_Aim_
Filter the data below for the string "this" and copy each matching line.

_Input material_
[Begin]

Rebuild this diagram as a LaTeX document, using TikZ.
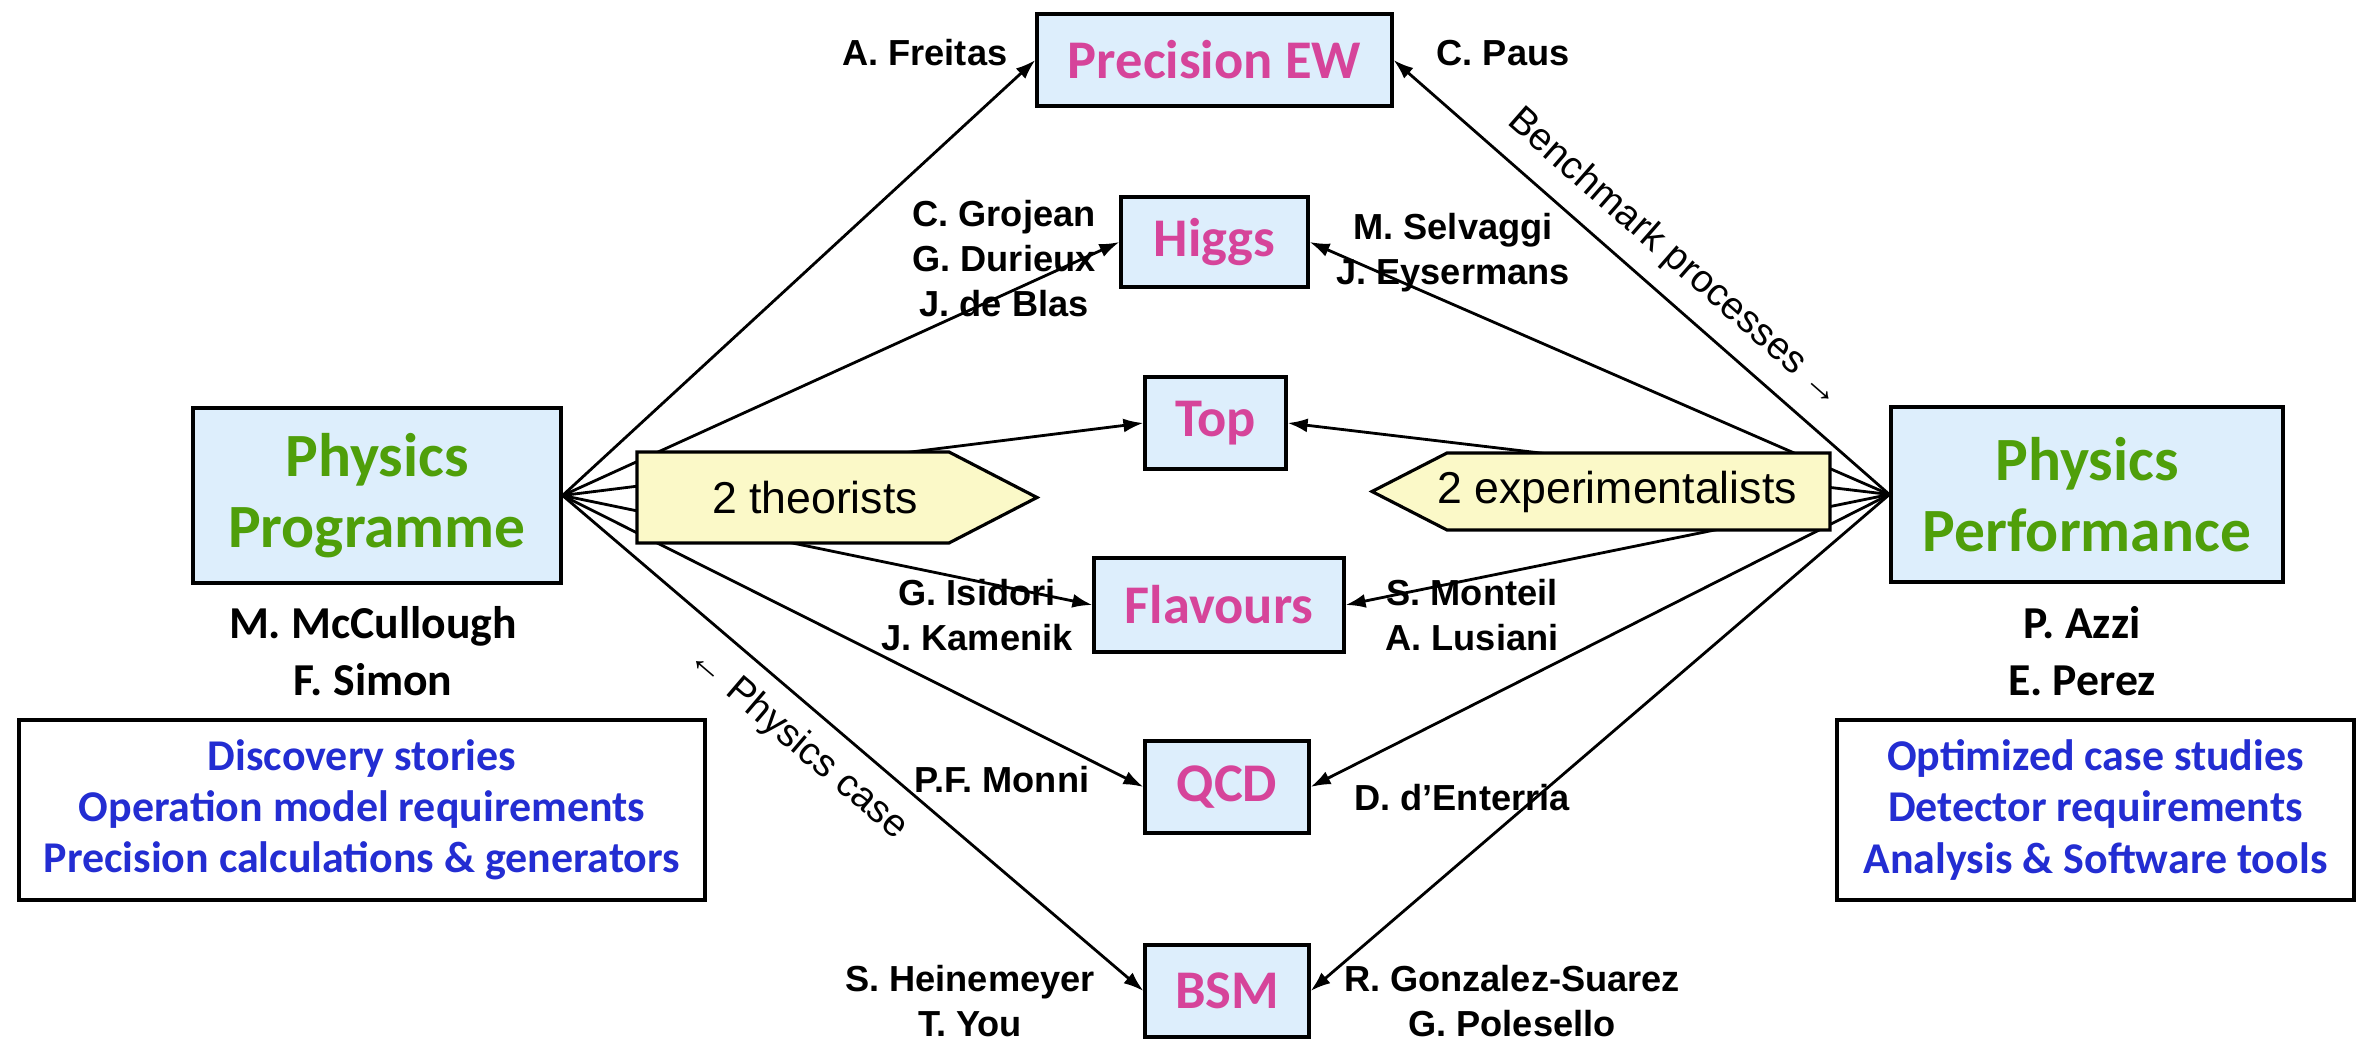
\documentclass[tikz,border=0pt]{standalone}
\usepackage{fontspec}
\setmainfont{Liberation Sans}
\newfontfamily\calibfont{Carlito}
\usetikzlibrary{arrows.meta,positioning}

\definecolor{boxblue}{HTML}{DDEEFC}
\definecolor{tagyellow}{HTML}{FBF9C8}
\definecolor{topicpink}{HTML}{D6449A}
\definecolor{hubgreen}{HTML}{4F9F0A}
\definecolor{listblue}{HTML}{232DD2}

\begin{document}
\begin{tikzpicture}[x=0.1mm, y=-0.1mm, >=Latex]

\tikzset{
  topic/.style={
    rectangle, draw, line width=0.9pt, fill=boxblue,
    inner sep=0pt, minimum height=9.2mm, text=topicpink,
    font=\calibfont\bfseries\fontsize{15.5}{18}\selectfont
  },
  hub/.style={
    rectangle, draw, line width=0.9pt, fill=boxblue, align=center,
    inner sep=0pt, minimum height=17.5mm, text=hubgreen,
    font=\calibfont\bfseries\fontsize{17.5}{20.2}\selectfont
  },
  listbox/.style={
    rectangle, draw, line width=0.9pt, align=center,
    inner sep=0pt, minimum height=18mm, text=listblue,
    font=\calibfont\bfseries\fontsize{12.5}{14.6}\selectfont
  },
  names/.style={align=center, inner sep=0pt, font=\bfseries\fontsize{10.3}{12.8}\selectfont},
  leads/.style={align=center, inner sep=0pt, font=\calibfont\bfseries\fontsize{13}{16.2}\selectfont},
  tagshape/.style={draw, line width=0.9pt, fill=tagyellow},
  tagtext/.style={inner sep=0pt, font=\fontsize{12.7}{15}\selectfont},
  arrow/.style={-{Latex[length=2mm,width=1.4mm]}, line width=0.8pt},
  flowlabel/.style={sloped, font=\fontsize{11}{13}\selectfont}
}

\useasboundingbox (0,0) rectangle (2364,1042);

% ==========================
% Topic boxes (middle column)
% ==========================
\node[topic, minimum width=35.5mm] (ew) at (1214.5,60) {Precision EW};
\node[topic, minimum width=18.7mm, minimum height=9mm] (higgs) at (1214.5,242) {Higgs};
\node[topic, minimum width=14.1mm] (top) at (1215.5,423) {Top};
\node[topic, minimum width=25mm, minimum height=9.4mm] (flav) at (1219,605) {Flavours};
\node[topic, minimum width=16.4mm] (qcd) at (1227,787) {QCD};
\node[topic, minimum width=16.4mm] (bsm) at (1227,991) {BSM};

% ==========================
% Hubs + task lists
% ==========================
\node[hub, minimum width=36.8mm] (prog) at (377,495.5) {Physics\\Programme};
\node[hub, minimum width=39.2mm] (perf) at (2087,494.5) {Physics\\Performance};

\node[leads] (progleads) at (373,651) {M. McCullough\\F. Simon};
\node[leads] (perfleads) at (2082,651) {P. Azzi\\E. Perez};

\node[listbox, minimum width=68.6mm] (proglist) at (362,810)
{Discovery stories\\Operation model requirements\\Precision calculations \& generators};
\node[listbox, minimum width=51.7mm] (perflist) at (2095.5,810)
{Optimized case studies\\Detector requirements\\Analysis \& Software tools};

% ==========================
% Theory side arrows
% ==========================
\draw[arrow] (prog.east) -- (ew.west);
\draw[arrow] (prog.east) -- (higgs.west);
\draw[arrow] (prog.east) -- (top.west);
\draw[arrow] (prog.east) -- (flav.west);
\draw[arrow] (prog.east) -- (qcd.west);
\draw[arrow] (prog.east) -- node[flowlabel, pos=0.445, below=0.5mm] (physcase) {← Physics case} (bsm.west);

% ==========================
% Experiment side arrows
% ==========================
\draw[arrow] (perf.west) -- node[flowlabel, pos=0.48, above=0.5mm] (benchmark) {Benchmark processes →} (ew.east);
\draw[arrow] (perf.west) -- (higgs.east);
\draw[arrow] (perf.west) -- (top.east);
\draw[arrow] (perf.west) -- (flav.east);
\draw[arrow] (perf.west) -- (qcd.east);
\draw[arrow] (perf.west) -- (bsm.east);

% ==========================
% Tags over the fans
% ==========================
\draw[tagshape] (637,452) -- (949,452) -- (1037,497.5) -- (949,543) -- (637,543) -- cycle;
\node[tagtext] (theo) at (815,497.5) {2 theorists};
\draw[tagshape] (1830,453) -- (1447,453) -- (1372,491.5) -- (1447,530) -- (1830,530) -- cycle;
\node[tagtext] (expt) at (1617,491.5) {2 experimentalists};

% ==========================
% Conveners per topic
% ==========================
\node[names, anchor=east] (freitas) at (1008,53) {A. Freitas};
\node[names, anchor=west] (paus) at (1436,53) {C. Paus};
\node[names] (grojean) at (1004,259) {C. Grojean\\G. Durieux\\J. de Blas};
\node[names] (selvaggi) at (1453,253) {M. Selvaggi\\J. Eysermans};
\node[names] (isidori) at (977,615) {G. Isidori\\J. Kamenik};
\node[names] (monteil) at (1472,615) {S. Monteil\\A. Lusiani};
\node[names] (monni) at (1002,780) {P.F. Monni};
\node[names] (enterria) at (1462,798) {D. d’Enterria};
\node[names] (heinemeyer) at (970,1001) {S. Heinemeyer\\T. You};
\node[names] (gonzalez) at (1512,1001) {R. Gonzalez-Suarez\\G. Polesello};

\end{tikzpicture}
\end{document}
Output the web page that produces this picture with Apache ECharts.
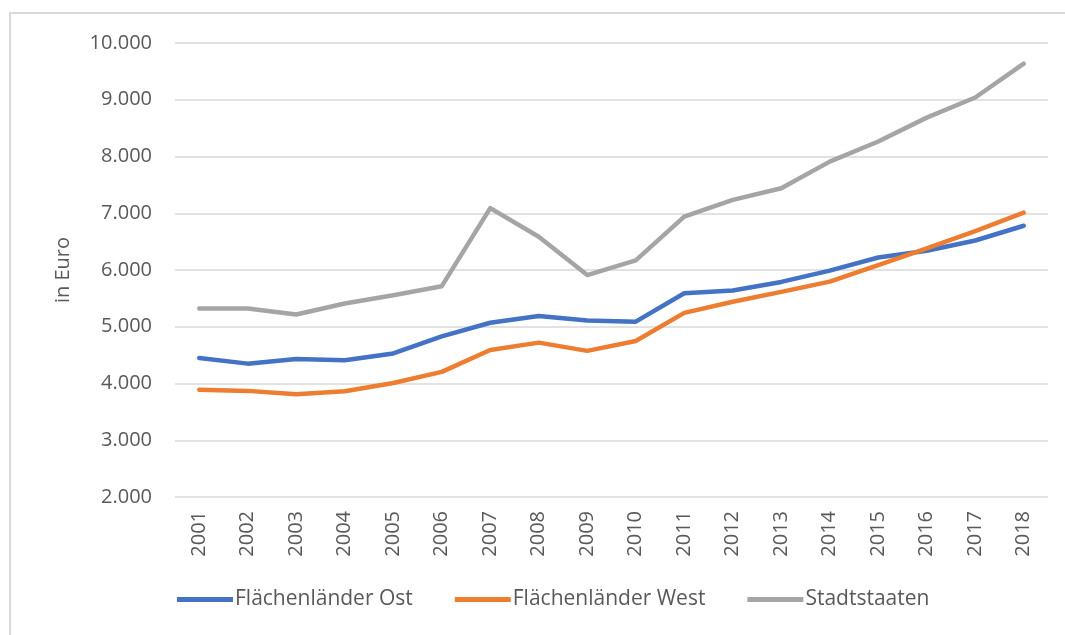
<!DOCTYPE html>
<html>
<head>
<meta charset="utf-8">
<script src="https://cdn.jsdelivr.net/npm/echarts@6/dist/echarts.min.js"></script>
<style>
  html, body { margin: 0; padding: 0; background: #fff; }
  #chart { width: 1065px; height: 635px; }
</style>
</head>
<body>
<div id="chart"></div>
<script>
const years = ['2001', '2002', '2003', '2004', '2005', '2006', '2007', '2008', '2009',
  '2010', '2011', '2012', '2013', '2014', '2015', '2016', '2017', '2018']
const seriesNames = ['Flächenländer Ost', 'Flächenländer West', 'Stadtstaaten']
const ost = [4450, 4350, 4430, 4410, 4530, 4830, 5070, 5190, 5110,
  5090, 5590, 5640, 5790, 5990, 6220, 6340, 6520, 6780]
const west = [3890, 3870, 3810, 3865, 4010, 4205, 4590, 4720, 4575,
  4750, 5245, 5440, 5615, 5795, 6085, 6380, 6685, 7010]
const stadt = [5320, 5320, 5215, 5410, 5555, 5715, 7090, 6585, 5910,
  6170, 6940, 7235, 7440, 7910, 8265, 8685, 9040, 9635]
const colors = ['#4472C4', '#ED7D31', '#A5A5A5']

const fontFamily = '"Open Sans", "Liberation Sans", sans-serif'
const labelColor = '#595959'
const chart = echarts.init(document.getElementById('chart'))

// 10000 -> 10.000
function fmt(v) {
  return String(v).replace(/\B(?=(\d{3})+(?!\d))/g, '.')
}

chart.setOption({
  animation: false,
  color: colors,
  textStyle: { fontFamily: fontFamily },
  graphic: [{
    type: 'rect',
    shape: { x: 10, y: 13, width: 1100, height: 700 },
    style: { fill: 'none', stroke: '#d9d9d9', lineWidth: 2 },
    silent: true
  }],
  grid: {
    left: 175,
    right: 17,
    top: 43,
    bottom: 138
  },
  legend: {
    bottom: 20,
    left: 172,
    icon: 'rect',
    itemWidth: 56,
    itemHeight: 5,
    itemGap: 42,
    textStyle: {
      color: labelColor,
      fontSize: 21,
      fontFamily: fontFamily,
      padding: [0, 0, 0, -3]
    },
    data: seriesNames
  },
  xAxis: {
    type: 'category',
    data: years,
    boundaryGap: true,
    axisLine: { show: false },
    axisTick: { show: false },
    axisLabel: {
      rotate: 90,
      color: labelColor,
      fontSize: 20,
      margin: 14
    }
  },
  yAxis: {
    type: 'value',
    min: 2000,
    max: 10000,
    interval: 1000,
    name: 'in Euro',
    nameLocation: 'middle',
    nameGap: 102,
    nameTextStyle: { color: labelColor, fontSize: 20 },
    axisLine: { show: false },
    axisTick: { show: false },
    splitLine: { lineStyle: { color: '#d9d9d9', width: 1.5 } },
    axisLabel: {
      color: labelColor,
      fontSize: 20,
      margin: 23,
      formatter: fmt
    }
  },
  series: [
    { name: seriesNames[0], type: 'line', data: ost },
    { name: seriesNames[1], type: 'line', data: west },
    { name: seriesNames[2], type: 'line', data: stadt }
  ].map(s => Object.assign(s, {
    symbol: 'none',
    lineStyle: { width: 4.5, join: 'round', cap: 'round' }
  }))
})
</script>
</body>
</html>
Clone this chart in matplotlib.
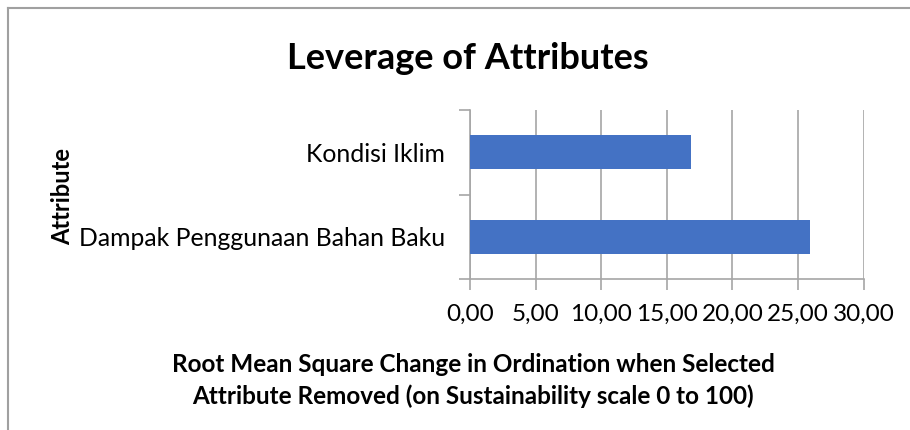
import matplotlib.pyplot as plt
from matplotlib.lines import Line2D

attributes = ["Dampak Penggunaan Bahan Baku", "Kondisi Iklim"]
rms_change = [25.9, 16.85]
xticks = [0, 5, 10, 15, 20, 25, 30]

plt.rcParams['font.family'] = ['Lato', 'DejaVu Sans']

fig = plt.figure(figsize=(9.1, 4.3), dpi=100)
ax = fig.add_axes([0.5165, 0.351, 0.4325, 0.393])

ypos = range(len(attributes))
ax.barh(ypos, rms_change, height=0.4, color='#4472C4', zorder=3)

ax.set_xlim(0, 30)
ax.set_ylim(-0.5, len(attributes) - 0.5)
ax.set_xticks(xticks)
ax.set_xticklabels([f"{v:.2f}".replace('.', ',') for v in xticks], fontsize=17.5)
ax.set_yticks(list(ypos))
ax.set_yticklabels(attributes, fontsize=17.8)
ax.set_yticks([-0.5, 0.5, 1.5], minor=True)

grey = '#a6a6a6'
ax.grid(axis='x', color=grey, linewidth=1.2, zorder=0)
ax.tick_params(axis='y', which='major', length=0, pad=18)
ax.tick_params(axis='y', which='minor', length=8, color=grey, width=1.2)
ax.tick_params(axis='x', length=8, color=grey, width=1.2, pad=10)
for s in ['top', 'right']:
    ax.spines[s].set_visible(False)
for s in ['left', 'bottom']:
    ax.spines[s].set_color(grey)
    ax.spines[s].set_linewidth(1.2)

fig.text(0.52, 0.115, "Root Mean Square Change in Ordination when Selected\nAttribute Removed (on Sustainability scale 0 to 100)",
         ha='center', va='center', fontsize=17.5, fontweight='bold', linespacing=1.45)
fig.text(0.514, 0.865, "Leverage of Attributes", ha='center', va='center',
         fontsize=26, fontweight='bold')
fig.text(0.069, 0.544, "Attribute", ha='center', va='center', rotation=90,
         fontsize=17, fontweight='bold')

# chart border (top and left edges visible)
fig.add_artist(Line2D([8 / 910, 1], [1 - 8 / 430, 1 - 8 / 430], transform=fig.transFigure, color='#a0a0a0', linewidth=1.5))
fig.add_artist(Line2D([8 / 910, 8 / 910], [0, 1 - 8 / 430], transform=fig.transFigure, color='#a0a0a0', linewidth=1.5))

fig.savefig('out.png', dpi=100)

[End]

_Written response_
Rebuild this diagram as a LaTeX document, using TikZ.
Output the web page that produces this picture with Apache ECharts.
Clone this chart in matplotlib.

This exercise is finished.